• **SOURCE EXCERPT**
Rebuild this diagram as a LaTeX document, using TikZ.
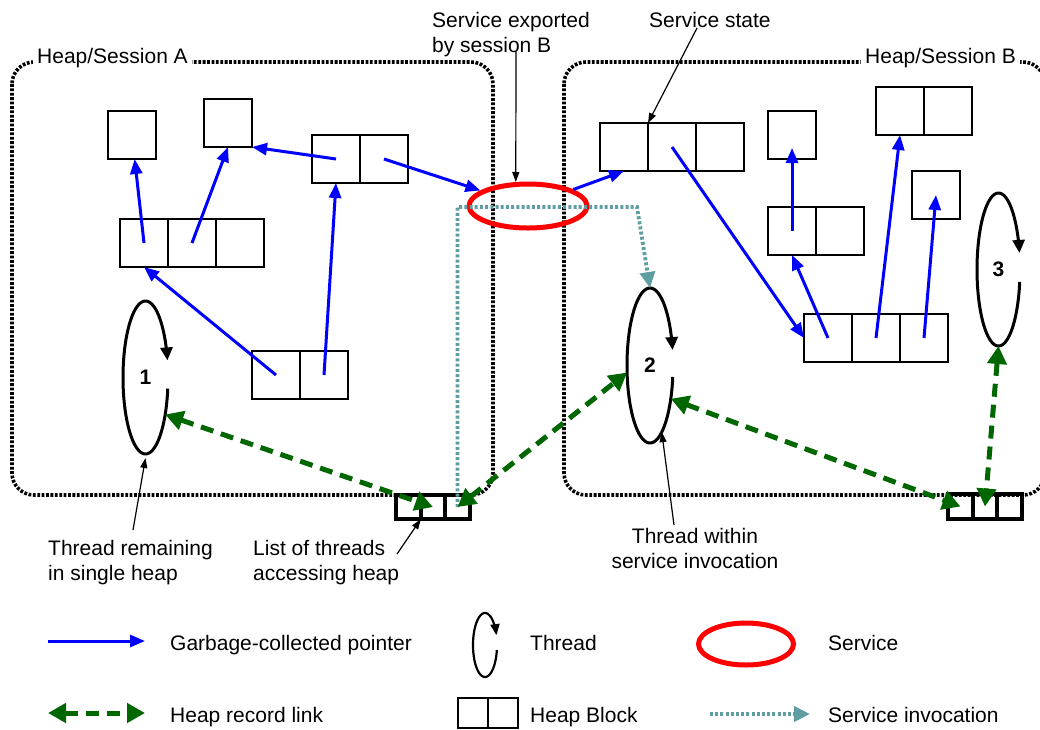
\documentclass[tikz,border=0pt]{standalone}
\usepackage{fontspec}
\setmainfont{Liberation Sans}
\usetikzlibrary{arrows.meta,shapes.geometric,calc}

\definecolor{gcblue}{RGB}{0,0,255}
\definecolor{recgreen}{RGB}{0,102,0}
\definecolor{invteal}{RGB}{95,158,160}
\definecolor{svcred}{RGB}{255,0,0}

% open elliptical loop with an arrow: [style]{cx}{cy}{rx}{ry}{start}{end}
\newcommand\threadloop[7][]{%
  \draw[threadline,#1] plot[domain=#6:#7, samples=90, smooth]
    ({#2+#4*cos(\x)},{#3+#5*sin(\x)});}

\begin{document}
\begin{tikzpicture}[x=1pt,y=-1pt,
  every node/.style={font=\fontsize{21}{25}\selectfont},
  txt/.style={inner sep=0pt},
  cell/.style={draw=black, line width=1.6pt, minimum width=48pt, minimum height=48pt,
    inner sep=0pt, outer sep=0pt},
  lcell/.style={draw=black, line width=3.8pt, minimum width=24.5pt, minimum height=24.5pt,
    inner sep=0pt, outer sep=0pt},
  heap/.style={line width=3.6pt, dash pattern=on 2.8pt off 1.6pt, rounded corners=22pt},
  heaplabel/.style={fill=white, inner xsep=4pt, inner ysep=1pt, anchor=base west},
  gcptr/.style={draw=gcblue, line width=3pt, -{Triangle[length=15pt,width=12pt]}},
  reclink/.style={draw=recgreen, line width=5pt, dash pattern=on 13pt off 8pt,
    {Triangle[length=18pt,width=19pt]}-{Triangle[length=18pt,width=19pt]}},
  invoke/.style={draw=invteal, line width=3.8pt, dash pattern=on 3pt off 2.2pt,
    -{Triangle[length=16pt,width=15pt]}},
  svcring/.style={ellipse, draw=svcred, line width=5pt, inner sep=0pt},
  threadline/.style={line width=3pt, -{Triangle[length=13pt,width=12pt]}},
  note/.style={line width=1.2pt, -{Triangle[length=10pt,width=7pt]}},
  thread/.style={ellipse, inner sep=0pt, outer sep=0pt,
    font=\fontsize{21}{25}\selectfont\bfseries},
]
\useasboundingbox (0,0) rectangle (1040,729);

% ---------- heaps ----------
\draw[heap] (12,62) rectangle (493,495);
\node[heaplabel] (labA) at (33,63) {Heap/Session A};
\draw[heap] (564,62) rectangle (1045,495);
\node[heaplabel] (labB) at (861,63) {Heap/Session B};

% ---------- heap blocks of session A ----------
\node[cell] (a1)  at (132,135) {};
\node[cell] (a2)  at (228,123) {};
\node[cell] (a3a) at (336,159) {};
\node[cell] (a3b) at (384,159) {};
\node[cell] (a4a) at (144,243) {};
\node[cell] (a4b) at (192,243) {};
\node[cell] (a4c) at (240,243) {};
\node[cell] (a5a) at (276,375) {};
\node[cell] (a5b) at (324,375) {};

% ---------- heap blocks of session B ----------
\node[cell] (sa)  at (624,147) {};
\node[cell] (sb)  at (672,147) {};
\node[cell] (sc)  at (720,147) {};
\node[cell] (b1)  at (792,135) {};
\node[cell] (b2a) at (900,111) {};
\node[cell] (b2b) at (948,111) {};
\node[cell] (b3)  at (936,195) {};
\node[cell] (b4a) at (792,231) {};
\node[cell] (b4b) at (840,231) {};
\node[cell] (b5a) at (828,338) {};
\node[cell] (b5b) at (876,338) {};
\node[cell] (b5c) at (924,338) {};

% ---------- thread lists ----------
\node[lcell] (la1) at (408.5,507) {};
\node[lcell] (la2) at (433,507) {};
\node[lcell] (la3) at (457.5,507) {};
\node[lcell] (lb1) at (960.5,506.5) {};
\node[lcell] (lb2) at (985,506.5) {};
\node[lcell] (lb3) at (1009.5,506.5) {};

% ---------- service ----------
\node[svcring, minimum width=118pt, minimum height=44pt] (svc) at (528,206) {};

% ---------- threads ----------
\node[thread, minimum width=45pt, minimum height=153pt] (t1) at (145.5,377.5) {1};
\node[thread, minimum width=46pt, minimum height=155pt] (t2) at (650,365.5) {2};
\node[thread, minimum width=43pt, minimum height=153pt] (t3) at (998.5,269.5) {3};
\threadloop{145.5}{377.5}{22.5}{76.5}{8.3}{347.1}
\threadloop{650}{365.5}{23}{77.5}{8.5}{348.5}
\threadloop{998.5}{269.5}{21.5}{76.5}{9.4}{347.5}

% ---------- service invocation ----------
\coordinate (turn) at (637,207);
\draw[invoke] (la3.center) |- (turn) -- (t2.north);

% ---------- garbage-collected pointers ----------
\draw[gcptr] (a4a.center) -- (a1);
\draw[gcptr] (a4b.center) -- (a2.south);
\draw[gcptr] (a3a.center) -- (a2.south east);
\draw[gcptr] (a3b.center) -- (svc);
\draw[gcptr] (a5b.center) -- (a3a.south);
\draw[gcptr] (a5a.center) -- (a4a.south);
\draw[gcptr] (svc) -- (sa.south);
\draw[gcptr] (sb.center) -- (b5a.west);
\draw[gcptr] (b4a.center) -- ([yshift=-13pt]b1.center);
\draw[gcptr] (b5a.center) -- (b4a.south);
\draw[gcptr] (b5b.center) -- (b2a.south);
\draw[gcptr] (b5c.center) -- (b3.center);

% ---------- heap record links ----------
\draw[reclink] (t1.-62) -- (la2.center);
\draw[reclink] (la3.center) -- (t2.197);
\draw[reclink] (t2.-58) -- (lb1.center);
\draw[reclink] (t3.south) -- (lb2.center);

% ---------- annotations ----------
\node[txt, anchor=north west, align=left] (lexp) at (432,11.8) {Service exported\\by session B};
\coordinate (expfoot) at (516,51);
\draw[note] (expfoot) -- (svc.117);

\node[txt, anchor=base west] (lstate) at (649,27) {Service state};
\coordinate (statefoot) at (697,28);
\draw[note] (statefoot) -- (sb.north west);

\node[txt, anchor=north west, align=left] (lrem) at (48,539.8) {Thread remaining\\in single heap};
\coordinate (remfoot) at (133,530);
\draw[note] (remfoot) -- ([yshift=-4pt]t1.south);

\node[txt, anchor=north west, align=left] (llist) at (253,539.8) {List of threads\\accessing heap};
\coordinate (listfoot) at (397,554);
\draw[note] (listfoot) -- (la2.south west);

\node[txt, anchor=north, align=center] (lwithin) at (695,527.8) {Thread within\\service invocation};
\coordinate (withinfoot) at (674,525);
\draw[note] (withinfoot) -- (t2.-80);

% ---------- legend ----------
\coordinate (gcA) at (48,641);
\coordinate (gcB) at (145,641);
\draw[gcptr] (gcA) -- (gcB);
\node[txt, anchor=base west] (lgc) at (170,650) {Garbage-collected pointer};

\threadloop[line width=2.2pt, -{Triangle[length=11pt,width=9pt]}]{485}{645}{12}{32}{9}{342}
\node[txt, anchor=base west] (lthr) at (530,650) {Thread};

\node[svcring, minimum width=95pt, minimum height=42pt] (lsvc) at (746,644) {};
\node[txt, anchor=base west] (lsvct) at (828,650) {Service};

\coordinate (rlA) at (48,713);
\coordinate (rlB) at (145,713);
\draw[reclink] (rlA) -- (rlB);
\node[txt, anchor=base west] (lrec) at (170,722) {Heap record link};

\node[cell, minimum width=30pt, minimum height=30pt] (hb1) at (473,713) {};
\node[cell, minimum width=30pt, minimum height=30pt] (hb2) at (503,713) {};
\node[txt, anchor=base west] (lhb) at (530,722) {Heap Block};

\coordinate (ivA) at (710,714);
\coordinate (ivB) at (810,714);
\draw[invoke] (ivA) -- (ivB);
\node[txt, anchor=base west] (linv) at (828,722) {Service invocation};
\end{tikzpicture}
\end{document}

• **TASK INSTRUCTIONS**
Copy the material above in full and exactly, skipping pictures.

• **WRITTEN RESPONSE**
Rebuild this diagram as a LaTeX document, using TikZ.
\documentclass[tikz,border=0pt]{standalone}
\usepackage{fontspec}
\setmainfont{Liberation Sans}
\usetikzlibrary{arrows.meta,shapes.geometric,calc}

\definecolor{gcblue}{RGB}{0,0,255}
\definecolor{recgreen}{RGB}{0,102,0}
\definecolor{invteal}{RGB}{95,158,160}
\definecolor{svcred}{RGB}{255,0,0}

% open elliptical loop with an arrow: [style]{cx}{cy}{rx}{ry}{start}{end}
\newcommand\threadloop[7][]{%
  \draw[threadline,#1] plot[domain=#6:#7, samples=90, smooth]
    ({#2+#4*cos(\x)},{#3+#5*sin(\x)});}

\begin{document}
\begin{tikzpicture}[x=1pt,y=-1pt,
  every node/.style={font=\fontsize{21}{25}\selectfont},
  txt/.style={inner sep=0pt},
  cell/.style={draw=black, line width=1.6pt, minimum width=48pt, minimum height=48pt,
    inner sep=0pt, outer sep=0pt},
  lcell/.style={draw=black, line width=3.8pt, minimum width=24.5pt, minimum height=24.5pt,
    inner sep=0pt, outer sep=0pt},
  heap/.style={line width=3.6pt, dash pattern=on 2.8pt off 1.6pt, rounded corners=22pt},
  heaplabel/.style={fill=white, inner xsep=4pt, inner ysep=1pt, anchor=base west},
  gcptr/.style={draw=gcblue, line width=3pt, -{Triangle[length=15pt,width=12pt]}},
  reclink/.style={draw=recgreen, line width=5pt, dash pattern=on 13pt off 8pt,
    {Triangle[length=18pt,width=19pt]}-{Triangle[length=18pt,width=19pt]}},
  invoke/.style={draw=invteal, line width=3.8pt, dash pattern=on 3pt off 2.2pt,
    -{Triangle[length=16pt,width=15pt]}},
  svcring/.style={ellipse, draw=svcred, line width=5pt, inner sep=0pt},
  threadline/.style={line width=3pt, -{Triangle[length=13pt,width=12pt]}},
  note/.style={line width=1.2pt, -{Triangle[length=10pt,width=7pt]}},
  thread/.style={ellipse, inner sep=0pt, outer sep=0pt,
    font=\fontsize{21}{25}\selectfont\bfseries},
]
\useasboundingbox (0,0) rectangle (1040,729);

% ---------- heaps ----------
\draw[heap] (12,62) rectangle (493,495);
\node[heaplabel] (labA) at (33,63) {Heap/Session A};
\draw[heap] (564,62) rectangle (1045,495);
\node[heaplabel] (labB) at (861,63) {Heap/Session B};

% ---------- heap blocks of session A ----------
\node[cell] (a1)  at (132,135) {};
\node[cell] (a2)  at (228,123) {};
\node[cell] (a3a) at (336,159) {};
\node[cell] (a3b) at (384,159) {};
\node[cell] (a4a) at (144,243) {};
\node[cell] (a4b) at (192,243) {};
\node[cell] (a4c) at (240,243) {};
\node[cell] (a5a) at (276,375) {};
\node[cell] (a5b) at (324,375) {};

% ---------- heap blocks of session B ----------
\node[cell] (sa)  at (624,147) {};
\node[cell] (sb)  at (672,147) {};
\node[cell] (sc)  at (720,147) {};
\node[cell] (b1)  at (792,135) {};
\node[cell] (b2a) at (900,111) {};
\node[cell] (b2b) at (948,111) {};
\node[cell] (b3)  at (936,195) {};
\node[cell] (b4a) at (792,231) {};
\node[cell] (b4b) at (840,231) {};
\node[cell] (b5a) at (828,338) {};
\node[cell] (b5b) at (876,338) {};
\node[cell] (b5c) at (924,338) {};

% ---------- thread lists ----------
\node[lcell] (la1) at (408.5,507) {};
\node[lcell] (la2) at (433,507) {};
\node[lcell] (la3) at (457.5,507) {};
\node[lcell] (lb1) at (960.5,506.5) {};
\node[lcell] (lb2) at (985,506.5) {};
\node[lcell] (lb3) at (1009.5,506.5) {};

% ---------- service ----------
\node[svcring, minimum width=118pt, minimum height=44pt] (svc) at (528,206) {};

% ---------- threads ----------
\node[thread, minimum width=45pt, minimum height=153pt] (t1) at (145.5,377.5) {1};
\node[thread, minimum width=46pt, minimum height=155pt] (t2) at (650,365.5) {2};
\node[thread, minimum width=43pt, minimum height=153pt] (t3) at (998.5,269.5) {3};
\threadloop{145.5}{377.5}{22.5}{76.5}{8.3}{347.1}
\threadloop{650}{365.5}{23}{77.5}{8.5}{348.5}
\threadloop{998.5}{269.5}{21.5}{76.5}{9.4}{347.5}

% ---------- service invocation ----------
\coordinate (turn) at (637,207);
\draw[invoke] (la3.center) |- (turn) -- (t2.north);

% ---------- garbage-collected pointers ----------
\draw[gcptr] (a4a.center) -- (a1);
\draw[gcptr] (a4b.center) -- (a2.south);
\draw[gcptr] (a3a.center) -- (a2.south east);
\draw[gcptr] (a3b.center) -- (svc);
\draw[gcptr] (a5b.center) -- (a3a.south);
\draw[gcptr] (a5a.center) -- (a4a.south);
\draw[gcptr] (svc) -- (sa.south);
\draw[gcptr] (sb.center) -- (b5a.west);
\draw[gcptr] (b4a.center) -- ([yshift=-13pt]b1.center);
\draw[gcptr] (b5a.center) -- (b4a.south);
\draw[gcptr] (b5b.center) -- (b2a.south);
\draw[gcptr] (b5c.center) -- (b3.center);

% ---------- heap record links ----------
\draw[reclink] (t1.-62) -- (la2.center);
\draw[reclink] (la3.center) -- (t2.197);
\draw[reclink] (t2.-58) -- (lb1.center);
\draw[reclink] (t3.south) -- (lb2.center);

% ---------- annotations ----------
\node[txt, anchor=north west, align=left] (lexp) at (432,11.8) {Service exported\\by session B};
\coordinate (expfoot) at (516,51);
\draw[note] (expfoot) -- (svc.117);

\node[txt, anchor=base west] (lstate) at (649,27) {Service state};
\coordinate (statefoot) at (697,28);
\draw[note] (statefoot) -- (sb.north west);

\node[txt, anchor=north west, align=left] (lrem) at (48,539.8) {Thread remaining\\in single heap};
\coordinate (remfoot) at (133,530);
\draw[note] (remfoot) -- ([yshift=-4pt]t1.south);

\node[txt, anchor=north west, align=left] (llist) at (253,539.8) {List of threads\\accessing heap};
\coordinate (listfoot) at (397,554);
\draw[note] (listfoot) -- (la2.south west);

\node[txt, anchor=north, align=center] (lwithin) at (695,527.8) {Thread within\\service invocation};
\coordinate (withinfoot) at (674,525);
\draw[note] (withinfoot) -- (t2.-80);

% ---------- legend ----------
\coordinate (gcA) at (48,641);
\coordinate (gcB) at (145,641);
\draw[gcptr] (gcA) -- (gcB);
\node[txt, anchor=base west] (lgc) at (170,650) {Garbage-collected pointer};

\threadloop[line width=2.2pt, -{Triangle[length=11pt,width=9pt]}]{485}{645}{12}{32}{9}{342}
\node[txt, anchor=base west] (lthr) at (530,650) {Thread};

\node[svcring, minimum width=95pt, minimum height=42pt] (lsvc) at (746,644) {};
\node[txt, anchor=base west] (lsvct) at (828,650) {Service};

\coordinate (rlA) at (48,713);
\coordinate (rlB) at (145,713);
\draw[reclink] (rlA) -- (rlB);
\node[txt, anchor=base west] (lrec) at (170,722) {Heap record link};

\node[cell, minimum width=30pt, minimum height=30pt] (hb1) at (473,713) {};
\node[cell, minimum width=30pt, minimum height=30pt] (hb2) at (503,713) {};
\node[txt, anchor=base west] (lhb) at (530,722) {Heap Block};

\coordinate (ivA) at (710,714);
\coordinate (ivB) at (810,714);
\draw[invoke] (ivA) -- (ivB);
\node[txt, anchor=base west] (linv) at (828,722) {Service invocation};
\end{tikzpicture}
\end{document}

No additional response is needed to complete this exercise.